Source excerpt:
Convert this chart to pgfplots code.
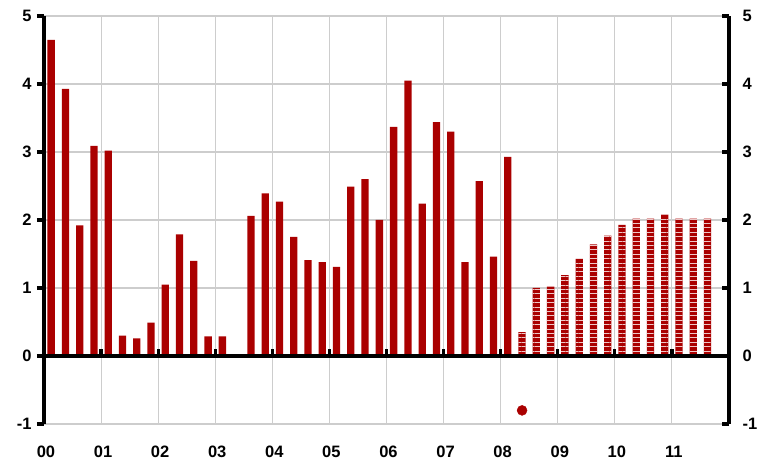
\documentclass[border=0pt]{standalone}
\usepackage{pgfplots}
\pgfplotsset{compat=1.18}
\usepackage{fontspec}
\setmainfont{Liberation Sans}[BoldFont={Liberation Sans Bold}]
\usetikzlibrary{patterns.meta}
\definecolor{barred}{RGB}{170,0,0}
\definecolor{gridgray}{RGB}{205,205,205}
\definecolor{stripe}{RGB}{238,200,200}
\newcommand{\tlfont}{\fontsize{16.5}{19}\selectfont\bfseries}
\begin{document}
\begin{tikzpicture}
\pgfplotsset{
  common/.style={
    scale only axis, width=685pt, height=408pt,
    xmin=0, xmax=48, ymin=-1, ymax=5,
    ytick={-1,0,...,5},
    yticklabels={\textbf{-1},\textbf{0},\textbf{1},\textbf{2},\textbf{3},\textbf{4},\textbf{5}},
    every tick label/.append style={font=\tlfont},
    major tick length=7pt,
    every tick/.append style={line width=3.2pt, black},
    every major tick/.append style={line width=3.2pt, black},
  }
}
\begin{axis}[common, name=A,
  axis x line=bottom, axis y line=left,
  x axis line style={draw=none},
  y axis line style={-, line width=3.2pt, black},
  xtick={0,4,...,44},
  xticklabels={\textbf{00},\textbf{01},\textbf{02},\textbf{03},\textbf{04},\textbf{05},\textbf{06},\textbf{07},\textbf{08},\textbf{09},\textbf{10},\textbf{11}},
  xtick style={draw=none},
  xticklabel style={yshift=-15pt, xshift=2pt},
  ytick align=outside,
  yticklabel style={xshift=-2pt},
  grid=major, major grid style={gridgray, line width=1.1pt},
]
\addplot[ybar, bar width=7.3pt, bar shift=0pt, fill=barred, draw=none] coordinates {
(0.5,4.65) (1.5,3.93) (2.5,1.92) (3.5,3.09)
(4.5,3.02) (5.5,0.30) (6.5,0.26) (7.5,0.49)
(8.5,1.05) (9.5,1.79) (10.5,1.40) (11.5,0.29)
(12.5,0.29) (13.5,-0.02) (14.5,2.06) (15.5,2.39)
(16.5,2.27) (17.5,1.75) (18.5,1.41) (19.5,1.38)
(20.5,1.31) (21.5,2.49) (22.5,2.60) (23.5,2.00)
(24.5,3.37) (25.5,4.05) (26.5,2.24) (27.5,3.44)
(28.5,3.30) (29.5,1.38) (30.5,2.57) (31.5,1.46)
(32.5,2.93)
};
\addplot[ybar, bar width=7.3pt, bar shift=0pt, fill=barred, draw=none,
  postaction={pattern={Lines[angle=0,distance=4.4pt,line width=0.9pt]}, pattern color=stripe}] coordinates {
(33.5,0.35) (34.5,1.00) (35.5,1.02) (36.5,1.19) (37.5,1.43) (38.5,1.64)
(39.5,1.77) (40.5,1.93) (41.5,2.02) (42.5,2.02) (43.5,2.08) (44.5,2.02)
(45.5,2.02) (46.5,2.02)
};
\end{axis}
\begin{axis}[common,
  axis x line=middle, axis y line=right,
  hide obscured x ticks=false, hide obscured y ticks=false,
  xtick={4,8,...,44}, xticklabels={},
  xtick align=inside,
  ytick align=inside,
  yticklabel style={xshift=10pt},
  x axis line style={-, line width=3.2pt, black},
  y axis line style={-, line width=3.2pt, black},
]
\addplot[only marks, mark=*, mark size=5pt, barred] coordinates {(33.5,-0.8)};
\end{axis}
\pgfresetboundingbox
\path[use as bounding box] ([xshift=-44pt,yshift=-37pt]A.south west) rectangle ([xshift=29pt,yshift=16pt]A.north east);
\end{tikzpicture}
\end{document}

Written exercise:
Without the images, write out each line of the data verbatim.

Exercise answer:
Convert this chart to pgfplots code.
\documentclass[border=0pt]{standalone}
\usepackage{pgfplots}
\pgfplotsset{compat=1.18}
\usepackage{fontspec}
\setmainfont{Liberation Sans}[BoldFont={Liberation Sans Bold}]
\usetikzlibrary{patterns.meta}
\definecolor{barred}{RGB}{170,0,0}
\definecolor{gridgray}{RGB}{205,205,205}
\definecolor{stripe}{RGB}{238,200,200}
\newcommand{\tlfont}{\fontsize{16.5}{19}\selectfont\bfseries}
\begin{document}
\begin{tikzpicture}
\pgfplotsset{
  common/.style={
    scale only axis, width=685pt, height=408pt,
    xmin=0, xmax=48, ymin=-1, ymax=5,
    ytick={-1,0,...,5},
    yticklabels={\textbf{-1},\textbf{0},\textbf{1},\textbf{2},\textbf{3},\textbf{4},\textbf{5}},
    every tick label/.append style={font=\tlfont},
    major tick length=7pt,
    every tick/.append style={line width=3.2pt, black},
    every major tick/.append style={line width=3.2pt, black},
  }
}
\begin{axis}[common, name=A,
  axis x line=bottom, axis y line=left,
  x axis line style={draw=none},
  y axis line style={-, line width=3.2pt, black},
  xtick={0,4,...,44},
  xticklabels={\textbf{00},\textbf{01},\textbf{02},\textbf{03},\textbf{04},\textbf{05},\textbf{06},\textbf{07},\textbf{08},\textbf{09},\textbf{10},\textbf{11}},
  xtick style={draw=none},
  xticklabel style={yshift=-15pt, xshift=2pt},
  ytick align=outside,
  yticklabel style={xshift=-2pt},
  grid=major, major grid style={gridgray, line width=1.1pt},
]
\addplot[ybar, bar width=7.3pt, bar shift=0pt, fill=barred, draw=none] coordinates {
(0.5,4.65) (1.5,3.93) (2.5,1.92) (3.5,3.09)
(4.5,3.02) (5.5,0.30) (6.5,0.26) (7.5,0.49)
(8.5,1.05) (9.5,1.79) (10.5,1.40) (11.5,0.29)
(12.5,0.29) (13.5,-0.02) (14.5,2.06) (15.5,2.39)
(16.5,2.27) (17.5,1.75) (18.5,1.41) (19.5,1.38)
(20.5,1.31) (21.5,2.49) (22.5,2.60) (23.5,2.00)
(24.5,3.37) (25.5,4.05) (26.5,2.24) (27.5,3.44)
(28.5,3.30) (29.5,1.38) (30.5,2.57) (31.5,1.46)
(32.5,2.93)
};
\addplot[ybar, bar width=7.3pt, bar shift=0pt, fill=barred, draw=none,
  postaction={pattern={Lines[angle=0,distance=4.4pt,line width=0.9pt]}, pattern color=stripe}] coordinates {
(33.5,0.35) (34.5,1.00) (35.5,1.02) (36.5,1.19) (37.5,1.43) (38.5,1.64)
(39.5,1.77) (40.5,1.93) (41.5,2.02) (42.5,2.02) (43.5,2.08) (44.5,2.02)
(45.5,2.02) (46.5,2.02)
};
\end{axis}
\begin{axis}[common,
  axis x line=middle, axis y line=right,
  hide obscured x ticks=false, hide obscured y ticks=false,
  xtick={4,8,...,44}, xticklabels={},
  xtick align=inside,
  ytick align=inside,
  yticklabel style={xshift=10pt},
  x axis line style={-, line width=3.2pt, black},
  y axis line style={-, line width=3.2pt, black},
]
\addplot[only marks, mark=*, mark size=5pt, barred] coordinates {(33.5,-0.8)};
\end{axis}
\pgfresetboundingbox
\path[use as bounding box] ([xshift=-44pt,yshift=-37pt]A.south west) rectangle ([xshift=29pt,yshift=16pt]A.north east);
\end{tikzpicture}
\end{document}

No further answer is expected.